The police crackdown further angered Slavic Russians who resent the growing presence of dark-complexioned people from Russia’s predominantly Muslim republics in the Caucasus.
Dozens of nationalists picketed Sunday at the Federal Security Service headquarters to protest what they described as discrimination against Russians in favor of ethnic minorities.
“Today, all the (democratic) instruments have been trampled upon by the authorities, which means, if they don’t want to use a civilized language, they will have to face, whether they want to or not, the Spartak (football club) rebellion, the crowds,” said Vladlen Kralin, a nationalist leader who goes by the name Vladimir Tor.
Saturday’s clash grew out of a rally held elsewhere in the city to protest the death last week of Yegor Svidorov, a member of the Spartak team’s fan organization, who was shot with rubber bullets in a fight at a bus stop. Those suspected of killing him are from the Caucasus.

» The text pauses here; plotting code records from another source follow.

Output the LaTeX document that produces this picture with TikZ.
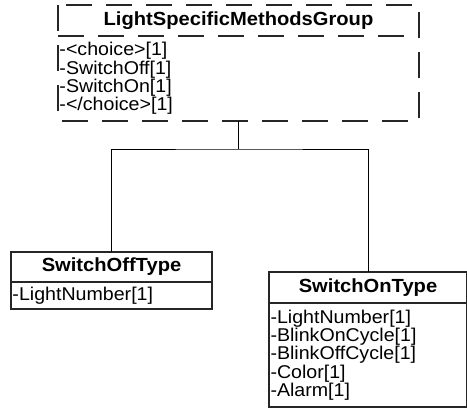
\documentclass[tikz,border=0pt]{standalone}
\usepackage{fontspec}
\setmainfont{Liberation Sans}[FakeStretch=1.06]
\usetikzlibrary{positioning}

\begin{document}
\begin{tikzpicture}[
  x=1pt, y=-1pt,
  every node/.style={font=\fontsize{18.5}{18.25}\selectfont, inner sep=1.5pt, outer sep=0pt},
  hdr/.style={font=\fontsize{19}{19}\selectfont\bfseries, minimum height=30pt, anchor=north west},
  body/.style={align=left, anchor=north west},
  boxline/.style={draw=black!85, line width=1.3pt},
  grpline/.style={draw=black!85, line width=1.6pt, dash pattern=on 26pt off 14pt},
  link/.style={draw=black, line width=0.8pt}
]
\useasboundingbox (0,0) rectangle (467,408);

% choice group (dashed)
\node[hdr, minimum width=361pt, minimum height=31pt] (grpHead) at (58,5) {LightSpecificMethodsGroup};
\node[body, text width=358pt, minimum height=85pt] (grpBody) at (grpHead.south west)
  {-<choice>[1]\\-SwitchOff[1]\\-SwitchOn[1]\\-</choice>[1]};
\draw[grpline] (grpHead.north west) rectangle (grpBody.south east);
\draw[grpline] (grpHead.south west) -- (grpHead.south east);

% element types
\node[hdr, boxline, minimum width=201pt] (offHead) at (11,252) {SwitchOffType};
\node[body, boxline, text width=198pt, minimum height=27pt] (offBody) at (offHead.south west)
  {-LightNumber[1]};

\node[hdr, boxline, minimum width=198pt, minimum height=31pt] (onHead) at (269,272) {SwitchOnType};
\node[body, boxline, text width=195pt, minimum height=104pt] (onBody) at (onHead.south west)
  {-LightNumber[1]\\-BlinkOnCycle[1]\\-BlinkOffCycle[1]\\-Color[1]\\-Alarm[1]};

% tree connector
\coordinate (fork) at (grpBody.south |- 0,149);
\draw[link] (grpBody.south) -- (fork);
\draw[link] (offHead.north) |- (fork) -| (onHead.north);
\end{tikzpicture}
\end{document}
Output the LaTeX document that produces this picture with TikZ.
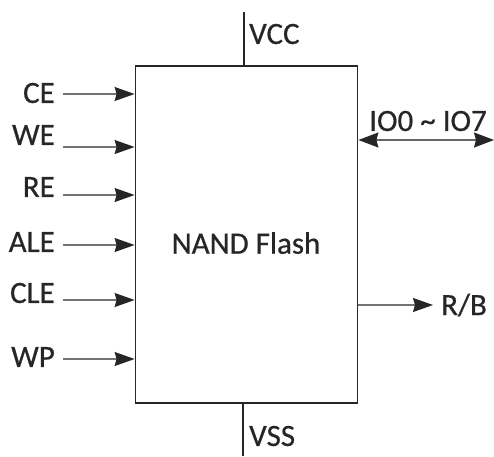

As Russia is left in a void without genuine spirituality, with a Moscow Patriarchate engulfed in and obedient to the political doctrine of globalism, an increasing number of Russian youth have turned to Russian nationalism, and even Nazi sympathy. It would be a mistake to understand this as anything but the anti-resurrection of Russia. Russia must turn back to the Lord God and the True Orthodox Church, for until people can see that both the systems of communism and fascism turn man into a false god, they will continue to be lost in the grip of Soviet power.